Science of Autism Gets To The Basics

By Kathleen Fackelmann, USA TODAY

When Ethan Meeder doesn’t follow directions at school, it’s not because he’s stubborn.

The 13-year-old seventh-grader from the Pittsburgh area has a brain that shuts down when he has to process too much at one time. For example, last spring Meeder’s teacher gave him four commands, one right after the other. “He just melted down,” says his mother, Cindy Meeder.

Ethan has an average I.Q., yet he has trouble with things that most people take for granted, such as following directions. “He tests like he should be able to do these things, but he can’t,” Cindy Meeder says.

Ethan has autism, an incurable brain disorder that afflicts about 300,000 school-age children in the USA, according to Los Angeles-based Cure Autism Now.

Studies released in July and August have helped increase scientists’
understanding of how autism affects the brain.
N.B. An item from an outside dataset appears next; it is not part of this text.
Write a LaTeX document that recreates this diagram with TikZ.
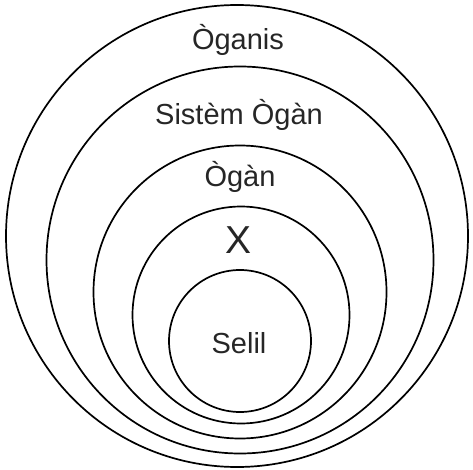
\documentclass[tikz,border=0pt]{standalone}
\usepackage{fontspec}
\setmainfont{Liberation Sans}
\usetikzlibrary{positioning}

\begin{document}
\begin{tikzpicture}[
  x=1pt, y=-1pt,
  ring/.style={
    circle, draw=black, line width=1.7pt, inner sep=0pt
  },
  label/.style={
    anchor=base, inner sep=0pt, text=black!85,
    font=\fontsize{29}{31}\selectfont
  },
  biglabel/.style={
    anchor=base, inner sep=0pt, text=black!85,
    font=\fontsize{39}{40}\selectfont
  },
]
\useasboundingbox (0,0) rectangle (473,470);

%% ── Nested levels ────────────────────────────────────────────────────────────
\node[ring, minimum size=462pt] (organism) at (237, 236) {};
\node[ring, minimum size=387pt] (system)   at (240, 260) {};
\node[ring, minimum size=293pt] (organ)    at (240, 292) {};
\node[ring, minimum size=217pt] (tissue)   at (241, 315) {};
\node[ring, minimum size=142pt] (cell)     at (240, 341) {};

%% ── Level names ──────────────────────────────────────────────────────────────
\node[label]    (organismtext) at (238, 50)  {Òganis};
\node[label]    (systemtext)   at (239, 125) {Sistèm Ògàn};
\node[label]    (organtext)    at (240, 187) {Ògàn};
\node[biglabel] (tissuetext)   at (239, 253) {X};
\node[label]    (celltext)     at (239, 353) {Selil};

\end{tikzpicture}
\end{document}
The studies fit with other research that suggests that autism is not limited to a few brain regions as once thought, but instead is a global disorder that affects reasoning, memory, balance, multitasking and other skills.

Simple instructions
In the past, scientists believed autism was confined to the brain areas that controlled social interaction, language and behavior. But the new findings indicate that autism affects many parts of the brain and possibly the wiring that connects one brain region to another.

Though some children with autism are mentally retarded, University of Pittsburgh researcher Nancy Minshew and colleagues studied 56 children with autism who had an I.Q. of at least 80, close to the average I.Q. of 100.
The Pittsburgh team gave the children a battery of tests that assessed memory, attention and other skills. The team found that those with autism had no trouble with basic tasks. Many of these children were proficient at spelling and had a good command of grammar, says co-author Diane Williams, also of the University of Pittsburgh.

But the study did find that children with autism faltered when asked to do more complex tasks. While they’re good at details, such children have trouble piecing words together to get the meaning of an entire paragraph or story. They also had difficulty understanding complex figures of speech such as idioms and metaphors. If you tell a child with autism to “hop to it,” he might literally start to hop around the room, Minshew says.

The study, which appears in the August issue of Child Neuropsychology, suggests that children with autism have trouble processing complex information. When a teacher or parent gives a series of rapid-fire commands, the child with autism might get confused and then freeze, Minshew says.
The research suggests kids such as Ethan do better in school with simple instructions given one at a time. “If you give them more detail, they tune it out or they freak out,” Minshew says.

Abnormal wiring?
A second study suggests a biological explanation for the difficulty: A study published online in the journal Cerebral Cortex indicates that the corpus callosum, which connects one part of the brain to another, may be abnormal in autistic people. In this study, people with autism were asked to complete a computer task that requires two parts of the brain to work together.

Brain scans showed that people with autism relied mostly on one brain area to solve the computer puzzle, says Marcel Just, lead author of the study and director of the Center for Cognitive Brain Imaging at Carnegie Mellon University. The findings suggest that people with autism don’t have an efficient way to transfer information from one brain region to another, he says.

The findings add to the emerging picture of autism, but researchers have yet to pinpoint the basic flaws in the brain, says Alice Kau, an autism expert at the National Institute of Child Health and Human Development.
“We still have a lot to learn when it comes to autism,” Kau says.
While everyone waits for the answers that may one day lead to better treatments, Just says parents can take steps now to help their children.
Cindy Meeder is doing just that: With the help of the Pittsburgh research staff, she’s working with Ethan to better negotiate his world.

Every day after school, Cindy Meeder tells Ethan to check his agenda book. She tells him to open his textbook to the right page and then has him go through his homework step by step.

That will help get Ethan through middle school, but Cindy Meeder sometimes wonders about what lies ahead: “We just have to figure out how to get Ethan to do as well as he can.”